- [JOB]
Filter these entries, keeping only lines that hold the word "image".

** Begin AVAILABLE RECORDS **

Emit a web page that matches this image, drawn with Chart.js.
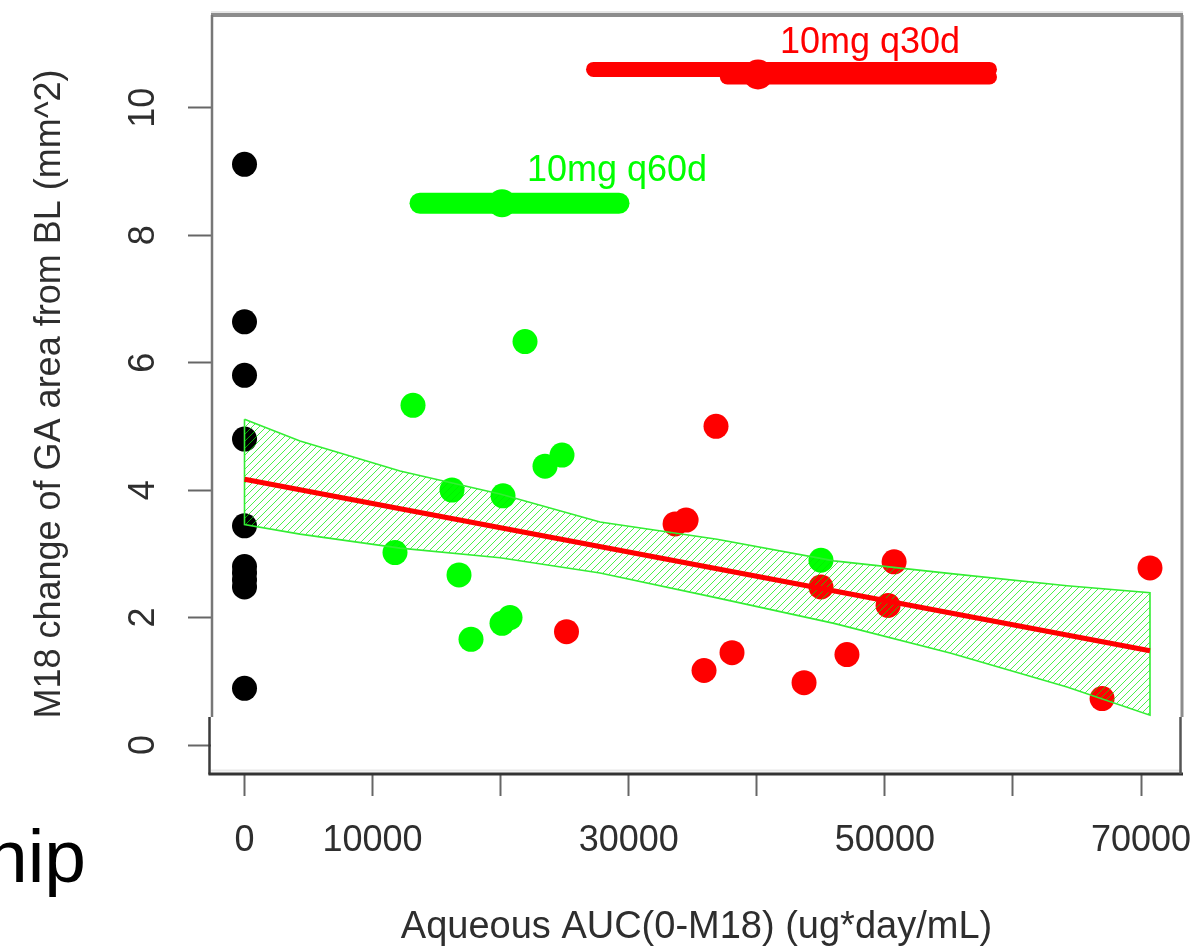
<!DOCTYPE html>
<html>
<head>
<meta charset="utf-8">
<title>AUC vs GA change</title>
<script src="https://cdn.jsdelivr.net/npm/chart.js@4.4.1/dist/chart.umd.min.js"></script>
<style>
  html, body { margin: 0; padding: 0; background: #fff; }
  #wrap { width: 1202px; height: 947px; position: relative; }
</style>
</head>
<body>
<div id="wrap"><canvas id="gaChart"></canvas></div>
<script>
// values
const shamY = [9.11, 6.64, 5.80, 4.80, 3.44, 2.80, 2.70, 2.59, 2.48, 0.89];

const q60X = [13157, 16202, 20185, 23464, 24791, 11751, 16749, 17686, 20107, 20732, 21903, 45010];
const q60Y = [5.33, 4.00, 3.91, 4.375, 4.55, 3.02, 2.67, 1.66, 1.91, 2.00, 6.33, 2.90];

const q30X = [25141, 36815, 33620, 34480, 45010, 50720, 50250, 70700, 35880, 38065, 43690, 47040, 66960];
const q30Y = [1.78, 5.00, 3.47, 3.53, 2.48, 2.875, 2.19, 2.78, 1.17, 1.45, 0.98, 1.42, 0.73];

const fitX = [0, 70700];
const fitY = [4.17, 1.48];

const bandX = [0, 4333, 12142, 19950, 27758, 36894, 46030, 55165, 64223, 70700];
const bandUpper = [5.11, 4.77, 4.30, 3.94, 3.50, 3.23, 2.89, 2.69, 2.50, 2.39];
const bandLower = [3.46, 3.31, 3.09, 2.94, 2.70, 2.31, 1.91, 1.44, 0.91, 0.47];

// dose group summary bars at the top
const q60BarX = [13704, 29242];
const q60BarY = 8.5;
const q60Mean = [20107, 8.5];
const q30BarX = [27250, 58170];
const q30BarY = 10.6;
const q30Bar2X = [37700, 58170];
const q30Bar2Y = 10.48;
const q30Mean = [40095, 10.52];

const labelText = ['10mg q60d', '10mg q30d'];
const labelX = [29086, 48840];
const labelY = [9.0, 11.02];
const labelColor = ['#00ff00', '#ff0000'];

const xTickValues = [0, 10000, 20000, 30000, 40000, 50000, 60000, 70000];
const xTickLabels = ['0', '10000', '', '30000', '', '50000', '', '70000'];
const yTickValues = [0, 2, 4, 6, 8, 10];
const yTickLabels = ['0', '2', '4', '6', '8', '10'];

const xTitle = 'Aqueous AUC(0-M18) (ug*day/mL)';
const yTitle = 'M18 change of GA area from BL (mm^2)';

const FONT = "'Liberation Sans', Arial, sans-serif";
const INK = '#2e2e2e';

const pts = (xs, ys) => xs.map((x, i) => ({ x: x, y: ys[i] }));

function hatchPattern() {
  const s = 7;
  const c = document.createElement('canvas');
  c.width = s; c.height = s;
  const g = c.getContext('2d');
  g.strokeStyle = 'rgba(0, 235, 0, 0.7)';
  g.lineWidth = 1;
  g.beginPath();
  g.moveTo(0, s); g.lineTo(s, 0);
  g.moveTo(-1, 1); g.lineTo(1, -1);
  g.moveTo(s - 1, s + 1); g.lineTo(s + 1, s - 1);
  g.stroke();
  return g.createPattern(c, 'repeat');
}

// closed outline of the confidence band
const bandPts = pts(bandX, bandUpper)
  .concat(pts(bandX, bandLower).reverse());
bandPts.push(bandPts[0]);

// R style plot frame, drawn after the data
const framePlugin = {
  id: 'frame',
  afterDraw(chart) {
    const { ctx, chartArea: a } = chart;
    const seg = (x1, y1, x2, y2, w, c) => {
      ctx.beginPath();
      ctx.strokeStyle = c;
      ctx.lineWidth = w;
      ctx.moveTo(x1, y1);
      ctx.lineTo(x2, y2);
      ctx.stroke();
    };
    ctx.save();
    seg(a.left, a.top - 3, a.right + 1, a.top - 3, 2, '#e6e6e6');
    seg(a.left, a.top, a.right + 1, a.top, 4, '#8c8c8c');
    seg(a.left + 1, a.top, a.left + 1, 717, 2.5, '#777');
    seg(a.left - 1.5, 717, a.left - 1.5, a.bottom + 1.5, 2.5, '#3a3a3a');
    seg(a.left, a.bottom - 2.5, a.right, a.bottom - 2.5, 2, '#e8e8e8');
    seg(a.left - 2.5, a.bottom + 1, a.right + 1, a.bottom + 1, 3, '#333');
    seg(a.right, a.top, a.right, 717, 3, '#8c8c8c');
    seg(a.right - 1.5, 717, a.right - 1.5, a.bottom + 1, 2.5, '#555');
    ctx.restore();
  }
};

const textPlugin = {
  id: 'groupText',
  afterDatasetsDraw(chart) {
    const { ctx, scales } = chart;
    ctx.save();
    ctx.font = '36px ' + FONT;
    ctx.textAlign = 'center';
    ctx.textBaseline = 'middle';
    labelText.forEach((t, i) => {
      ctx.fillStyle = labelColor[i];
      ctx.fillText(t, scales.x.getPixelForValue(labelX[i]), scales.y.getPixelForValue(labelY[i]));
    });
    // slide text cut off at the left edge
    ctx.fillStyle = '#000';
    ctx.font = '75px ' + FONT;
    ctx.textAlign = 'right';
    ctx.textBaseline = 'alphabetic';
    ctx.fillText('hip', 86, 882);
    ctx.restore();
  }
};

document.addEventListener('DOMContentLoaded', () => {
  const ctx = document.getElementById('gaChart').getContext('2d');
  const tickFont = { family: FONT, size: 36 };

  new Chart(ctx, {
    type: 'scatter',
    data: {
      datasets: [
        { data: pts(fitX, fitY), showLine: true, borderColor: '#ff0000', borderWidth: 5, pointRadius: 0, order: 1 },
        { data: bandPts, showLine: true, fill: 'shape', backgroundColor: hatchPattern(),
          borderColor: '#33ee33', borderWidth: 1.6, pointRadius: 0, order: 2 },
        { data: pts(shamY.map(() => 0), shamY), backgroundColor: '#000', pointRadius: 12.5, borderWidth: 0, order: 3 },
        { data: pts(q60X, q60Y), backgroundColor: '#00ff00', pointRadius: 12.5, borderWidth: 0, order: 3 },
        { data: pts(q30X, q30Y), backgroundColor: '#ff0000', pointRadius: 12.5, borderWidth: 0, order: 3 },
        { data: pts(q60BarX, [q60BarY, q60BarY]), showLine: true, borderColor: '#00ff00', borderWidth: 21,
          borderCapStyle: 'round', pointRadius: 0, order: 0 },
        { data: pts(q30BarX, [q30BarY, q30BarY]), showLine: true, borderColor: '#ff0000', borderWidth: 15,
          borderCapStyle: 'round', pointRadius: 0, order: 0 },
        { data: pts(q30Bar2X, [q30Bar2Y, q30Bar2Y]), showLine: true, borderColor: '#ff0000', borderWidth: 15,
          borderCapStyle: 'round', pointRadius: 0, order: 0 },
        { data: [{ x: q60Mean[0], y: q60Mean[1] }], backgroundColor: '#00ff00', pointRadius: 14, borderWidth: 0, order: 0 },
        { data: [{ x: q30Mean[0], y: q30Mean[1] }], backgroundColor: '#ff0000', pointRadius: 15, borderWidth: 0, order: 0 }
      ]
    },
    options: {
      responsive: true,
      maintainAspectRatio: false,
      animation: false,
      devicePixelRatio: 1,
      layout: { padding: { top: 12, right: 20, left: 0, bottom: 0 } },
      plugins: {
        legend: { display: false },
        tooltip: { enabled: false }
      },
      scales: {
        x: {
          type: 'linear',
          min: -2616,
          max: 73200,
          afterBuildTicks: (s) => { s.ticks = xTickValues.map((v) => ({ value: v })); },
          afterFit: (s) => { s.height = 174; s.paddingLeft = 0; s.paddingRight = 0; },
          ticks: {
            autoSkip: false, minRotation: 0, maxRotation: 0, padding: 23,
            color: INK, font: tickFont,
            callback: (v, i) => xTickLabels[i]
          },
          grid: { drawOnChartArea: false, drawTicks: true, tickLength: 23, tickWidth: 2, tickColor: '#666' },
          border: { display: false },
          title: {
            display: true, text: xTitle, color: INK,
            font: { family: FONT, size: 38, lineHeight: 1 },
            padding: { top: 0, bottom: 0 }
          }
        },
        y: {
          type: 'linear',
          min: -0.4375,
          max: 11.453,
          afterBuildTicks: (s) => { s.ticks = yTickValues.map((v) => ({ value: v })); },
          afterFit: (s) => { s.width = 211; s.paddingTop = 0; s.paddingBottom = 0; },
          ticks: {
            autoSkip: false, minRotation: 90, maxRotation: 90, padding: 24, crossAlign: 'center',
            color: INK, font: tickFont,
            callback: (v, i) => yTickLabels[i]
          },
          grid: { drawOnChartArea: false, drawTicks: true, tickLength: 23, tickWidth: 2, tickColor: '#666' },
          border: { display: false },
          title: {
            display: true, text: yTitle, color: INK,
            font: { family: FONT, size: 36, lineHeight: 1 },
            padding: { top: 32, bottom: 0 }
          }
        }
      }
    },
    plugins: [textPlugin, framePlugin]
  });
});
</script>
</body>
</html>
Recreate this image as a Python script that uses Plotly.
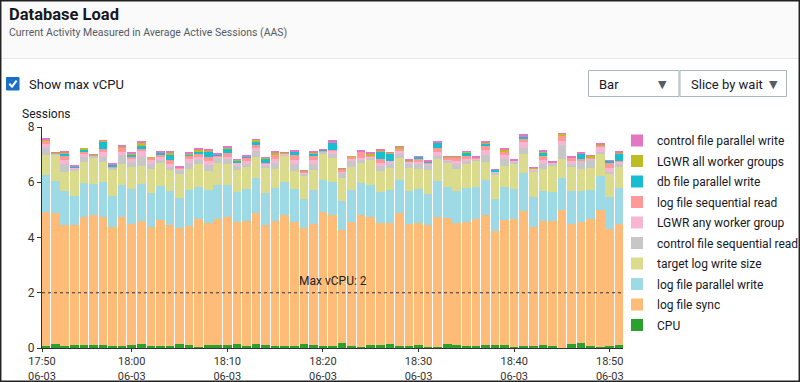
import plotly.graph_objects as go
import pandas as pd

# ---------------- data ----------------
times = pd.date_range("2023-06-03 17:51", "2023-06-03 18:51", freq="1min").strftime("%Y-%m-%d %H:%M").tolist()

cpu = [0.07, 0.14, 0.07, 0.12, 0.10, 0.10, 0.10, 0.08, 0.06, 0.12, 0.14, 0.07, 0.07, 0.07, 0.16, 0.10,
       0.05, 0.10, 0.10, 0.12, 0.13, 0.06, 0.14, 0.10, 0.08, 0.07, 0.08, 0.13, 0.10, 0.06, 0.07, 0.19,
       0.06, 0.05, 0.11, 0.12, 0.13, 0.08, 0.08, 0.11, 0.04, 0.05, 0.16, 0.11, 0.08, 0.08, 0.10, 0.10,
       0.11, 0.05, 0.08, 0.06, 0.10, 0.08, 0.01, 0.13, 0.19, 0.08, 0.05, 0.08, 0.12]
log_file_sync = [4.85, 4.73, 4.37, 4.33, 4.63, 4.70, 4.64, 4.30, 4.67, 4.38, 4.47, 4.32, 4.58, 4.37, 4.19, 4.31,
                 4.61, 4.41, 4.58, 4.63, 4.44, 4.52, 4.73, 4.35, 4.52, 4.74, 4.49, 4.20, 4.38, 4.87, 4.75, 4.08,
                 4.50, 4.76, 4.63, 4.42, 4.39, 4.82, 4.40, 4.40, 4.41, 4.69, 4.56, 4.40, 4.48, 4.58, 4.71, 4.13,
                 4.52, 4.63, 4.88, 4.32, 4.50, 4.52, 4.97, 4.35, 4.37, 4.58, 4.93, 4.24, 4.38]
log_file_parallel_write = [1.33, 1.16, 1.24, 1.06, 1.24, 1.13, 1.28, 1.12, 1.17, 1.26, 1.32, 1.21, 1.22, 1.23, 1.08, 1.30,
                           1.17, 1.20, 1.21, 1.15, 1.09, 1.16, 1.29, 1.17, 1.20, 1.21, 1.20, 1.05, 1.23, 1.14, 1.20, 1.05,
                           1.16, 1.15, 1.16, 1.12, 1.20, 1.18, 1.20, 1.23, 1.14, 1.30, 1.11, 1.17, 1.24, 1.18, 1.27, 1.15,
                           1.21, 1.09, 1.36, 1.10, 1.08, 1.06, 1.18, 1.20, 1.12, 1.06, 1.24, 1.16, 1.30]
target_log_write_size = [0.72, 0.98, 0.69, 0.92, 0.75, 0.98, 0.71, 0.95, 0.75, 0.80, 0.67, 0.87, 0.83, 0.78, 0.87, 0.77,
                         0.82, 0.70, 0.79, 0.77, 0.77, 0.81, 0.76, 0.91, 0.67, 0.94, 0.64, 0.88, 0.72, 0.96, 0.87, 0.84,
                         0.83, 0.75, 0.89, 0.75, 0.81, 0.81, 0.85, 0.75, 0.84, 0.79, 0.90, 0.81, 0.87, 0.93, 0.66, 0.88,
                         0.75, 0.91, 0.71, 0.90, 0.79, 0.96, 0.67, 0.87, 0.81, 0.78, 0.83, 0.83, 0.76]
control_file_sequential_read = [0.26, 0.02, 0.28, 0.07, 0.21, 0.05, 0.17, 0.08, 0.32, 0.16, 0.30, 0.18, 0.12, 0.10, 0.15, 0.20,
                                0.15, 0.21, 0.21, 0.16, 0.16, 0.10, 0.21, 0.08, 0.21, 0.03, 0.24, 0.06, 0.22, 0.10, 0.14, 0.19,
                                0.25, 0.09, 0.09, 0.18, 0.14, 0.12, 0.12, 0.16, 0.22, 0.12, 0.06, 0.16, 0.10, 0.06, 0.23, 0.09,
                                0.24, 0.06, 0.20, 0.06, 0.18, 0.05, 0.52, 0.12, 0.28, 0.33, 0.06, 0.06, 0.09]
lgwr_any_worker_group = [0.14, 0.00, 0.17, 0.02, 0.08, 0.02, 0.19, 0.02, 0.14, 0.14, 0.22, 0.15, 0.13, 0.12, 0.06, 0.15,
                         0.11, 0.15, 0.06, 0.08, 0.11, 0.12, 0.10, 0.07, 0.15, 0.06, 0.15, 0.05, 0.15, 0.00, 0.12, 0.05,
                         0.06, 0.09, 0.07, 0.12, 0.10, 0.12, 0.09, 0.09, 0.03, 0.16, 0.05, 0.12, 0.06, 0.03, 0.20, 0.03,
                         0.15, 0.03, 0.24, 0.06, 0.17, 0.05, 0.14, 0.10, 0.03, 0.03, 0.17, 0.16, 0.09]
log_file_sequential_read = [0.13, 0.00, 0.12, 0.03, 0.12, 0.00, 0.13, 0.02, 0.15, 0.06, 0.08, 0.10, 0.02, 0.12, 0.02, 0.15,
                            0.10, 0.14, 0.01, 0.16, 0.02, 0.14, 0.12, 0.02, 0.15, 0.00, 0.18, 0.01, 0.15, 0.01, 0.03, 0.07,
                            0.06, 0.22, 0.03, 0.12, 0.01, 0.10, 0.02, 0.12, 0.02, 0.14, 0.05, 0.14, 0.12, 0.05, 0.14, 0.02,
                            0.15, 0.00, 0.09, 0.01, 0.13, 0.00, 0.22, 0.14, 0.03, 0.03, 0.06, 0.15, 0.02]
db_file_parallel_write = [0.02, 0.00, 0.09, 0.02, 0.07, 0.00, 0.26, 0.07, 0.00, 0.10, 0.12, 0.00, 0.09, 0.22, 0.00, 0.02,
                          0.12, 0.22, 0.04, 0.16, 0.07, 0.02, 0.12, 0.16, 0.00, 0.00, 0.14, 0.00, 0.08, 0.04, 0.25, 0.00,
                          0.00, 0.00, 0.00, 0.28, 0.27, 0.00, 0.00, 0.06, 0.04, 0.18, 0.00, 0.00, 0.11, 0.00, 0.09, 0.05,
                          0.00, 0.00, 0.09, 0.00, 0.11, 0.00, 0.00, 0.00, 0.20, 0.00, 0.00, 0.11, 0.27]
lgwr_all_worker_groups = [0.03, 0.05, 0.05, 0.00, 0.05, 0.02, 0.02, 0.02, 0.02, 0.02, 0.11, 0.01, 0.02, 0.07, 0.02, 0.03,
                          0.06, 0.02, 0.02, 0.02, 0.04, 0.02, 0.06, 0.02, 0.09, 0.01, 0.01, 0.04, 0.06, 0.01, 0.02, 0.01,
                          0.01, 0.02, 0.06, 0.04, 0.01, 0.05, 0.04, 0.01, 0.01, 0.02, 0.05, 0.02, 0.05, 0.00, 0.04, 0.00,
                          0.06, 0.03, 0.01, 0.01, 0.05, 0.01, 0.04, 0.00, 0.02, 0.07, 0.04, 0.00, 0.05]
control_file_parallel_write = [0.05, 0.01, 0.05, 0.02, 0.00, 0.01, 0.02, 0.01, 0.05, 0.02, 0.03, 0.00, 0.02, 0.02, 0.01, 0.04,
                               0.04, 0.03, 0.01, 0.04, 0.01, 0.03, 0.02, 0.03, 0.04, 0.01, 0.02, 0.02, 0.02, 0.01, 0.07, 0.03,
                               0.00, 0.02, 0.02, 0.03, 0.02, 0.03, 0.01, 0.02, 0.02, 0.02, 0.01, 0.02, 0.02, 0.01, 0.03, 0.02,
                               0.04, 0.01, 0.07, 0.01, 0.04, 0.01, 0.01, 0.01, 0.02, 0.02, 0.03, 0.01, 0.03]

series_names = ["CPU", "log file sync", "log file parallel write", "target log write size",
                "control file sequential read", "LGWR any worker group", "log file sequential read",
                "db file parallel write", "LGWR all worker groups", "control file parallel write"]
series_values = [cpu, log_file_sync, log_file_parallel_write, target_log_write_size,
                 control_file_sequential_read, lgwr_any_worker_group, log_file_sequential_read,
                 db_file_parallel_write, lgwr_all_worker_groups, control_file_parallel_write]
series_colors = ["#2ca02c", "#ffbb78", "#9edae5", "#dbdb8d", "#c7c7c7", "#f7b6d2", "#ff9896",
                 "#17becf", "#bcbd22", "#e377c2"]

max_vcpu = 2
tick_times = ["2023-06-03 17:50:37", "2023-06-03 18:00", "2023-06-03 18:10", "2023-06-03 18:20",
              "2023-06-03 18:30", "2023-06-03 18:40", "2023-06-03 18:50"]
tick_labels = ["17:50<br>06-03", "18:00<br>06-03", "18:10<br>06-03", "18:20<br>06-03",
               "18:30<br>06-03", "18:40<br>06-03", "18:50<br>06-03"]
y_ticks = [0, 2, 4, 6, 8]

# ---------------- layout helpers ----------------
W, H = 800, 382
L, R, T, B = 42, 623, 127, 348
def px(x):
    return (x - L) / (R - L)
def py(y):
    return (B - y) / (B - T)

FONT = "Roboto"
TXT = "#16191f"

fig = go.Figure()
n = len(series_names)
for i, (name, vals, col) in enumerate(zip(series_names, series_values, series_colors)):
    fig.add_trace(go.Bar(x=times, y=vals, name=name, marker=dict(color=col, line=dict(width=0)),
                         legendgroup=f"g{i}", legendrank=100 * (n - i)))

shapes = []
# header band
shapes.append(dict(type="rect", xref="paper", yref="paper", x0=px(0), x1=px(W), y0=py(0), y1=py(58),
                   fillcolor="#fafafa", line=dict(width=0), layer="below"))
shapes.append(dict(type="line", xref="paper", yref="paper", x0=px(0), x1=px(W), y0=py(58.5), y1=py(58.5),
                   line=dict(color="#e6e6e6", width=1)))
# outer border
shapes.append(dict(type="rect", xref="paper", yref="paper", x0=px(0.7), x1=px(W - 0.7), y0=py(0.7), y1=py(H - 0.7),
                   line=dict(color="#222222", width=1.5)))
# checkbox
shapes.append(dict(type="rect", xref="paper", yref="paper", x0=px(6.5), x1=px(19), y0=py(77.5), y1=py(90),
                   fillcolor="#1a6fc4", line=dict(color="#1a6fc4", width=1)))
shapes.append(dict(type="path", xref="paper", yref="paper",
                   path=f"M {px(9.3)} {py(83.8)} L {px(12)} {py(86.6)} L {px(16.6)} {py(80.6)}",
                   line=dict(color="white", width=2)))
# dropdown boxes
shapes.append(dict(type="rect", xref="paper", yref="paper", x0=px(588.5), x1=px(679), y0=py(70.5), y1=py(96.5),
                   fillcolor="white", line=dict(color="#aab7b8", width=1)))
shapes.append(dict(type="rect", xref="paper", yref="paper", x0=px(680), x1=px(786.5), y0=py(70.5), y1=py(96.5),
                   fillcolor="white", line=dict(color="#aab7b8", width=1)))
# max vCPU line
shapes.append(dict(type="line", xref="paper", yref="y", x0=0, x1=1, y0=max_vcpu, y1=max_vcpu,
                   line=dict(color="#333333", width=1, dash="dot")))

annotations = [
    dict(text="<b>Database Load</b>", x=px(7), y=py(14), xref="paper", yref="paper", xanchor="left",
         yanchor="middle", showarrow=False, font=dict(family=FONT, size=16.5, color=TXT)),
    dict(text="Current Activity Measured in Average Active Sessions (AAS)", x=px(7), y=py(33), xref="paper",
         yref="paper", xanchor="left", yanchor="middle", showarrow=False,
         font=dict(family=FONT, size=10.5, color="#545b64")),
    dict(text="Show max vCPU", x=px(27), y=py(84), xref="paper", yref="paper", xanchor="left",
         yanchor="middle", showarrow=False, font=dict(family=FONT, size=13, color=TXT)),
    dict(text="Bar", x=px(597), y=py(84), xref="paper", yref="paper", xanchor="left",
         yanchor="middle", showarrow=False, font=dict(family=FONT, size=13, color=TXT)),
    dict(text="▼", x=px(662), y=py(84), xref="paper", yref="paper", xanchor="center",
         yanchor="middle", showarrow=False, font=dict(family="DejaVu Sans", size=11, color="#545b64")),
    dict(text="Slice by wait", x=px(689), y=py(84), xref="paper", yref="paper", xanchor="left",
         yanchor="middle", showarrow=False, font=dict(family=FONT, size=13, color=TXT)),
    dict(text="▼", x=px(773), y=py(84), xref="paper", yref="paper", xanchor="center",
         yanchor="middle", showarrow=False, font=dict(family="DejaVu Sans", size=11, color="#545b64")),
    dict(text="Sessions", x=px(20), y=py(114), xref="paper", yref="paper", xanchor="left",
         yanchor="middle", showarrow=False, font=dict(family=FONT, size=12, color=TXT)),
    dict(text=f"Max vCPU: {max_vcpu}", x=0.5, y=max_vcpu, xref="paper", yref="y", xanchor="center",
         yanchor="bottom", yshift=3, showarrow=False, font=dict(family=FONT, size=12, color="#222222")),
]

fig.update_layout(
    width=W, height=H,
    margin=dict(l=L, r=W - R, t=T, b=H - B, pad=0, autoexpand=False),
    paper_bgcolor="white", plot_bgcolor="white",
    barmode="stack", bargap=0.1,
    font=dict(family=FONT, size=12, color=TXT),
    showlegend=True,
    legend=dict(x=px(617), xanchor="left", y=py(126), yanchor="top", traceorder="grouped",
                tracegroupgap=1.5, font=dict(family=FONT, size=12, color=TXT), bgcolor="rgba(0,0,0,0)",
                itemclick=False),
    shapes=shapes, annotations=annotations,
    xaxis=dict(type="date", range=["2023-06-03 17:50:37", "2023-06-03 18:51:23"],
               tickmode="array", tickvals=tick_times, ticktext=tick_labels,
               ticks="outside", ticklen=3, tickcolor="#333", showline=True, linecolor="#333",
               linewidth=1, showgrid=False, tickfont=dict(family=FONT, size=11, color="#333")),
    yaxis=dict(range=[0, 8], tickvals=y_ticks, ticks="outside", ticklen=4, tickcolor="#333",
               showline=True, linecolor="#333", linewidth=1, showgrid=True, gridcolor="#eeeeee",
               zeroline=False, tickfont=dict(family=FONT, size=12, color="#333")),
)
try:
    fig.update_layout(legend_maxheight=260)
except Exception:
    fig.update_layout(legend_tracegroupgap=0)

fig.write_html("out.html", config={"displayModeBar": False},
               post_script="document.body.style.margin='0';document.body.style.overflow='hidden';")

** End AVAILABLE RECORDS **

- [SOLVED EXERCISE]
Emit a web page that matches this image, drawn with Chart.js.
Recreate this image as a Python script that uses Plotly.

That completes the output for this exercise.